Business Description
AS OF 17 Jun 2025- Established in 1969, Rural Electrification Corp Ltd (REC) is an important public sector enterprise of the Government of India (GoI) due to its mandate of helping to support the country's power sector initiatives. It has been designated as a systematically important NBFC by the Reserve Bank of India (RBI).
- REC went public on the Indian stock exchanges in 2008 but continued to be majority owned by the GoI until March 2019, where the GoI sold its 52.63% shareholding in REC to Power Finance Corp (PFC) for INR 145 bn as part of the GoI's efforts to monetise its shareholding in different public sector enterprises; PFC is in turn 56% owned by the GoI. REC’s non-PFC shareholding is broadly similar to that of its parent, with a 20% share of foreign portfolio investors, 12% individuals, 9% mutual funds, and 6% others.
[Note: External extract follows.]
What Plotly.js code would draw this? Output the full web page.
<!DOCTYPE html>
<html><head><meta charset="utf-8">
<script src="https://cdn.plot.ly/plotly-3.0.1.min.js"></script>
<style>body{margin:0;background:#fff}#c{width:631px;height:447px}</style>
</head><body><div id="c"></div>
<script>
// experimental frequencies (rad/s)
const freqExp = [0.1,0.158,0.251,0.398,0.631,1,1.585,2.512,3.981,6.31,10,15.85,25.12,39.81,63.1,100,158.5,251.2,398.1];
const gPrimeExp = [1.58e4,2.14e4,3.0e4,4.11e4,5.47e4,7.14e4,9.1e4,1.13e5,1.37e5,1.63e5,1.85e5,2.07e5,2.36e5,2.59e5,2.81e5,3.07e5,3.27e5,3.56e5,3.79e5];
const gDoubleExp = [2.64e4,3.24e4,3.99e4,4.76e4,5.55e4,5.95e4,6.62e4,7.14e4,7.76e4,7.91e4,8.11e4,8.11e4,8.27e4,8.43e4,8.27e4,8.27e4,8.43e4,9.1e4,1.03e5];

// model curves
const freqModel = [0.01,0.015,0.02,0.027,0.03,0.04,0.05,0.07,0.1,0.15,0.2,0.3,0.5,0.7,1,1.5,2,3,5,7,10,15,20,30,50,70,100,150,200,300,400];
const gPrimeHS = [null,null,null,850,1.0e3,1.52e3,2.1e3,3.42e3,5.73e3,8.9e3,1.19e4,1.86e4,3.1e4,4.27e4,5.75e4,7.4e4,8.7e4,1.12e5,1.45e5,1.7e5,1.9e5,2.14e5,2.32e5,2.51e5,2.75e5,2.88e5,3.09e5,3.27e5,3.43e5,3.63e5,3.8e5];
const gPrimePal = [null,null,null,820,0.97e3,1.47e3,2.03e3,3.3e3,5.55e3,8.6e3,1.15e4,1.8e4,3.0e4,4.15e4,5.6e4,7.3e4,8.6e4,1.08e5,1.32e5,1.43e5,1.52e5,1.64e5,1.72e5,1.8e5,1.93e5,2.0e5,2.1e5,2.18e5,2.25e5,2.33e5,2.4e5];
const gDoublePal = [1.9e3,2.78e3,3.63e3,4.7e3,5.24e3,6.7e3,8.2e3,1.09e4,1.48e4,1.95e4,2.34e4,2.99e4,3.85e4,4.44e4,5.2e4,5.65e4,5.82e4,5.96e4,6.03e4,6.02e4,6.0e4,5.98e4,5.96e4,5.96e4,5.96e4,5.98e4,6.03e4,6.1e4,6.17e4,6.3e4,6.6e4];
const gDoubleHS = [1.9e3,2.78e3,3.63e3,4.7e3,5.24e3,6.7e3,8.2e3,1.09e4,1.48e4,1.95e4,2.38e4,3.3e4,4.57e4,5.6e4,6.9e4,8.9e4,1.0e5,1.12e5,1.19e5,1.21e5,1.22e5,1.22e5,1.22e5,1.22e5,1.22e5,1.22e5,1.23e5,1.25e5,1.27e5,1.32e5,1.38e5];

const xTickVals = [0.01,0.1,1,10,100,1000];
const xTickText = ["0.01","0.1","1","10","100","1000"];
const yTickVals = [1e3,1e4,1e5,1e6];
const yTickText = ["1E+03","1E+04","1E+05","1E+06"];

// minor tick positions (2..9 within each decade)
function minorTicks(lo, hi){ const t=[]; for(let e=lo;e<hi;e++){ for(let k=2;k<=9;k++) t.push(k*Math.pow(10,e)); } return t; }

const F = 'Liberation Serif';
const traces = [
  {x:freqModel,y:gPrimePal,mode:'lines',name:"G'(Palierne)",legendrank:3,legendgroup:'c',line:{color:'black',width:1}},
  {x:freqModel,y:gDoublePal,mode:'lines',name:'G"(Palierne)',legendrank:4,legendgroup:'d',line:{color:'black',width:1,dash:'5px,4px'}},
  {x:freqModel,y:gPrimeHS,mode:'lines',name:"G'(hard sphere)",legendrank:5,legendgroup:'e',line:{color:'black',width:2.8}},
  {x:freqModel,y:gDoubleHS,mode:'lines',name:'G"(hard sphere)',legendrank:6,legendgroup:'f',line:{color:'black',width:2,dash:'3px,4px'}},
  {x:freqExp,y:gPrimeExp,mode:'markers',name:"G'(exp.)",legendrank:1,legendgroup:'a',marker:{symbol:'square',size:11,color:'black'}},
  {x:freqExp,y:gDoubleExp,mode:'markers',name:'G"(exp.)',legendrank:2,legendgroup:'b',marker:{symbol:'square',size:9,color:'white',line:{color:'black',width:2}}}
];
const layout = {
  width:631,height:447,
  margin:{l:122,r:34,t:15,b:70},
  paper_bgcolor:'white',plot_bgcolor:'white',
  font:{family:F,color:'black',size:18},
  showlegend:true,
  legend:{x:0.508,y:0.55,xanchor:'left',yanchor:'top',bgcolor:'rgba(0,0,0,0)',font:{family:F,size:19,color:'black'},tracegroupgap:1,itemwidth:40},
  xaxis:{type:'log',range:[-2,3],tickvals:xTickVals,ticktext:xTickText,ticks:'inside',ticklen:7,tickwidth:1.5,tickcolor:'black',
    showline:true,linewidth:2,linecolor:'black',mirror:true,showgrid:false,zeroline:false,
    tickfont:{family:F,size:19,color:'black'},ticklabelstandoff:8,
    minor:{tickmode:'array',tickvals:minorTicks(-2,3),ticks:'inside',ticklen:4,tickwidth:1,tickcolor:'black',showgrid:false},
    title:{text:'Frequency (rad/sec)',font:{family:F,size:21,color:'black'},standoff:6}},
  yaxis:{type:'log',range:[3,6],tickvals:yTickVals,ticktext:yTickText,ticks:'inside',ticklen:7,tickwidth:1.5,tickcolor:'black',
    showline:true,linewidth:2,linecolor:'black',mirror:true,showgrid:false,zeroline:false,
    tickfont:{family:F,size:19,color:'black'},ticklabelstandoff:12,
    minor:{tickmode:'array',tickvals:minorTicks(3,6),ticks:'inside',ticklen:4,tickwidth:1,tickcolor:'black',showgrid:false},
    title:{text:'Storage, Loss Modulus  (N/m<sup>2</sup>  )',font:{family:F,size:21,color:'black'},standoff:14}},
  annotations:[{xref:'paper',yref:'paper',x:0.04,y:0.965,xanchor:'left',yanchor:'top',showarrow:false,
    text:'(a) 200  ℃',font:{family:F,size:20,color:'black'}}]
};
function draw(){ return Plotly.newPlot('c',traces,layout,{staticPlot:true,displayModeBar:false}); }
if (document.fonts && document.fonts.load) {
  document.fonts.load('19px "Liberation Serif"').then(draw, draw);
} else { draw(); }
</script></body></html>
- REC has continued to be run as a standalone institution despite PFC's majority ownership in the entity.
- Similar to its parent, REC primarily provides funding to the public sector (~88% of its loan book) while the private sector is ~12%. By segment, Transmission & Distribution (T&D) is the largest part of the loan asset mix at 47%, followed by conventional and renewable energy generation at 28% and 10% respectively, while Infrastructure (12%) and Others (3%) round up the rest.
Risk & Catalysts
AS OF 17 Jun 2025Given its mandate, REC has concentrated loan exposure to the power sector which is also chunky in nature; power generation projects typically involve large upfront borrowing and have long gestation periods before the projects become operational. Resolutions of stressed exposures have been with delays due to India’s slow moving Insolvency & Bankruptcy Code (IBC) regime despite the ongoing NCLT reforms. REC has a conservative reserving policy; lumpy provisioning and reversals is the result.
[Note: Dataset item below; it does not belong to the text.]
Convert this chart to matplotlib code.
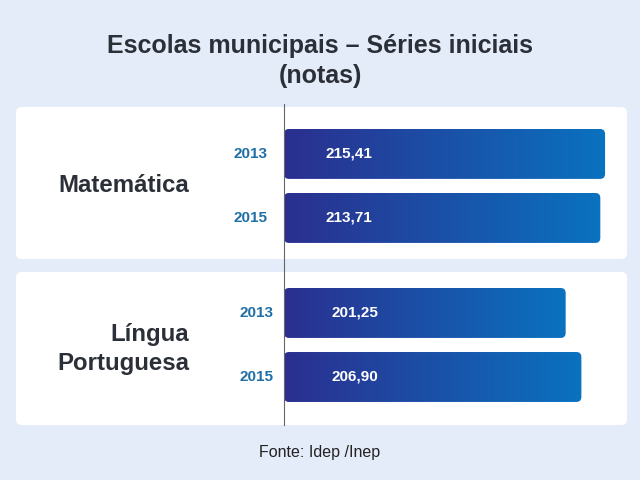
import numpy as np
import matplotlib.pyplot as plt
from matplotlib.patches import FancyBboxPatch
from matplotlib.colors import LinearSegmentedColormap

plt.rcParams['font.family'] = ['Liberation Sans', 'DejaVu Sans']

# data
subjects = ['Matemática', 'Língua\nPortuguesa']
years = ['2013', '2015']
matematica = [215.41, 213.71]
portugues = [201.25, 206.90]
title = 'Escolas municipais – Séries iniciais\n(notas)'
source = 'Fonte: Idep /Inep'

BG = '#e4ebf9'
YEAR_COLOR = '#1f6fa6'
TEXT_COLOR = '#2b2f38'
grad = LinearSegmentedColormap.from_list('bar', ['#2b2f8f', '#0a72c0'])

fig = plt.figure(figsize=(6.4, 4.8), dpi=100, facecolor=BG)
W, H = 640, 480


def fx(x):
    return x / W


def fy(y):
    return 1 - y / H


# white panels behind each group
for top, bot in [(107, 259), (272, 425)]:
    panel = FancyBboxPatch((fx(16), fy(bot)), fx(611), (bot - top) / H,
                           boxstyle='round,pad=0,rounding_size=0.009',
                           mutation_aspect=W / H, transform=fig.transFigure,
                           facecolor='white', edgecolor='none', zorder=-1)
    fig.add_artist(panel)

fig.text(0.5, fy(61), title, ha='center', va='center', fontsize=18,
         fontweight='bold', color=TEXT_COLOR, linespacing=1.3)
fig.text(0.5, fy(453), source, ha='center', va='center', fontsize=11.5,
         color='#222222')

ax = fig.add_axes([fx(284), fy(425), fx(627 - 284), (425 - 104) / H])
ax.set_facecolor('none')

base = 100
groups = [matematica, portugues]
group_y = [0.0, 2.484]
year_off = [-17, -10]   # px from bar start
value_off = [42, 47]
label_dy = [0, -4]      # px, subject label nudge

bar_h = 0.78
for gi, vals in enumerate(groups):
    ys = [group_y[gi] + k for k in range(len(vals))]
    bars = ax.barh(ys, [v - base for v in vals], left=base, height=bar_h,
                   color='none', edgecolor='none')
    for rect, v, yr, y in zip(bars, vals, years, ys):
        x0, y0 = rect.get_x(), rect.get_y()
        w, h = rect.get_width(), rect.get_height()
        clip = FancyBboxPatch((x0, y0), w, h,
                              boxstyle='round,pad=0,rounding_size=1.8',
                              mutation_aspect=0.044,
                              facecolor='none', edgecolor='none')
        ax.add_patch(clip)
        im = ax.imshow(np.linspace(0, 1, 256).reshape(1, -1), cmap=grad,
                       extent=[x0, x0 + w, y0 + h, y0], aspect='auto',
                       interpolation='bicubic', zorder=2)
        im.set_clip_path(clip)
        ax.annotate(yr, (base, y), xytext=(year_off[gi] * 0.72, 0),
                    textcoords='offset points', ha='right', va='center',
                    fontsize=11, fontweight='bold', color=YEAR_COLOR,
                    annotation_clip=False)
        ax.annotate(f'{v:.2f}'.replace('.', ','), (base, y),
                    xytext=(value_off[gi] * 0.72, 0),
                    textcoords='offset points', ha='left', va='center',
                    fontsize=11, fontweight='bold', color='white', zorder=3)

    mid = group_y[gi] + (len(vals) - 1) / 2
    ax.annotate(subjects[gi], (base, mid),
                xytext=(-95 * 0.72, label_dy[gi] * 0.72),
                textcoords='offset points', ha='right', va='center',
                fontsize=17.3, fontweight='bold', color=TEXT_COLOR,
                linespacing=1.3, annotation_clip=False)

ax.set_xlim(base, 223.3)
ax.set_ylim(group_y[1] + 1 + 0.75, -0.78)
ax.set_xticks([])
ax.set_yticks([])
for s in ['top', 'right', 'bottom']:
    ax.spines[s].set_visible(False)
ax.spines['left'].set_color('#666666')
ax.spines['left'].set_linewidth(0.8)

fig.savefig('out.png', dpi=100, facecolor=BG)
Asset quality risk is also mitigated by a majority public sector exposure; while many state government discoms are in poor health, REC can get funds meant for the states through the GoI/RBI if payments are overdue.
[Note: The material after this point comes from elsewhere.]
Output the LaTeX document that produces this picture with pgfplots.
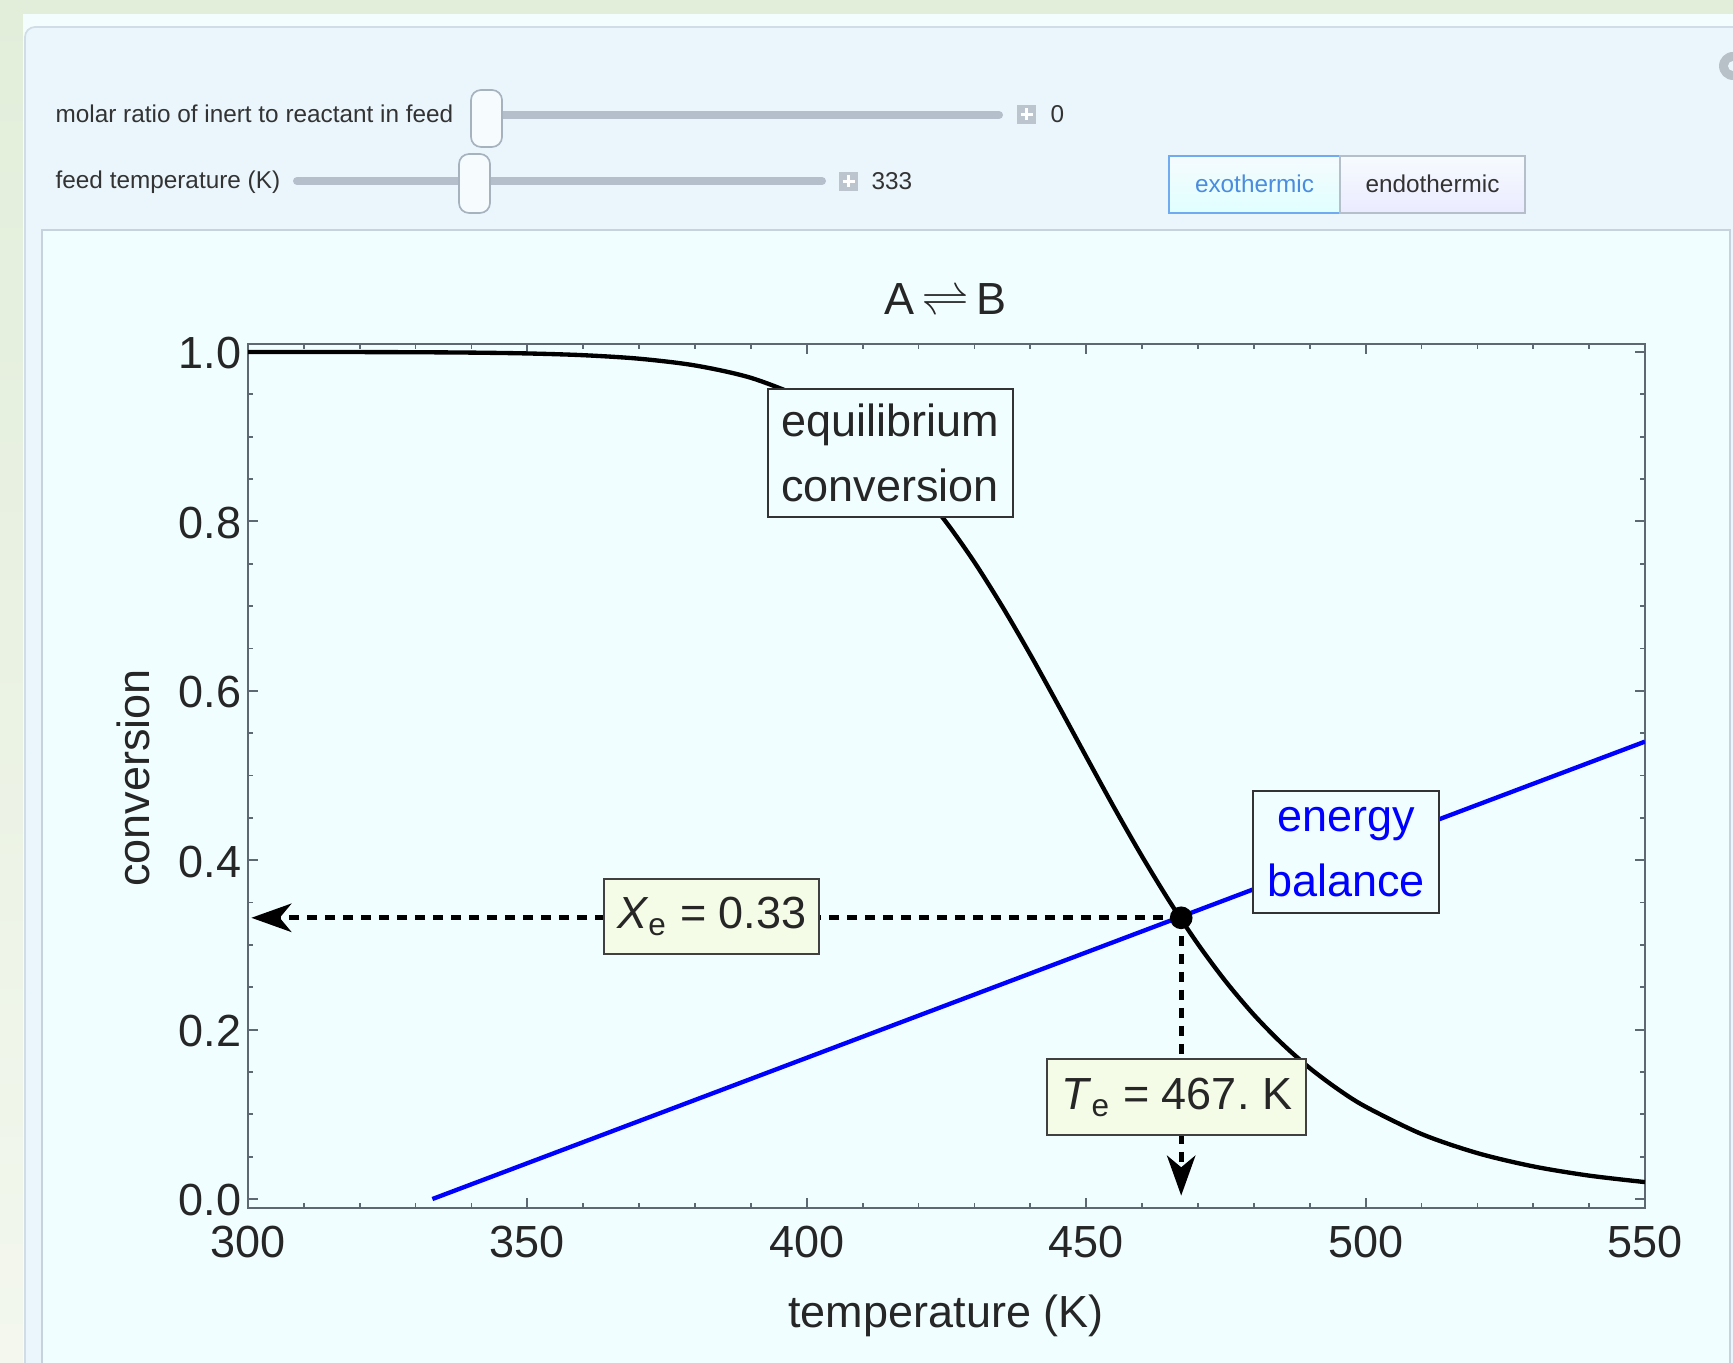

Like most NBFCs, REC is reliant on the confidence sensitive wholesale market for funding. However, its quasi-government status enables it to have diversified funding sources (onshore and offshore) at costs that are close to the sovereign.
Key Metric
AS OF 17 Jun 2025INR mn | FY21 | FY22 | FY23 | FY24 | FY25 |
---|---|---|---|---|---|
NIM | 3.72% | 4.07% | 3.38% | 3.57% | 3.63% |
PPP ROAA | 3.27% | 3.91% | 3.17% | 3.24% | 3.60% |
ROAA | 2.08% | 2.47% | 2.53% | 2.77% | 2.71% |
ROE (Reported) | 21.3% | 21.3% | 20.4% | 22.2% | 21.5% |
Total Equity/Total Assets | 10.78% | 12.42% | 12.41% | 12.56% | 12.65% |
Tier 1 Ratio | 16.3% | 19.6% | 22.8% | 23.3% | 23.8% |
Total Capital Ratio | 19.7% | 23.6% | 25.8% | 25.8% | 26.0% |
Gross NPA Ratio | 4.84% | 4.45% | 3.42% | 2.71% | 1.35% |
Provisions/Avg Loans | 0.64% | 0.91% | 0.03% | (0.29%) | 0.19% |
CreditSight View Comment
AS OF 17 Jun 2025REC is 52.63% owned by PFC and along with its parent is one of two policy NBFIs that provides funding for power generation and T&D projects, lending largely to state government utilities (88% of loans) vs. the private sector (12%). After a few years of improving profitability and margins, FY23 saw a reversal, with net income increasing YoY only due to a substantial decline in credit costs; FY24 was better on higher NIMs and provision releases, and FY25 has gone well. Asset quality has improved materially over the years. The CAR ratio is ~26%. Although a number of state government utilities are in poor health, the NBFIs can get funds meant for the states through the GoI/RBI if they don’t get paid in time. Spreads have widened back to fair levels so have RECLIN on Market perform.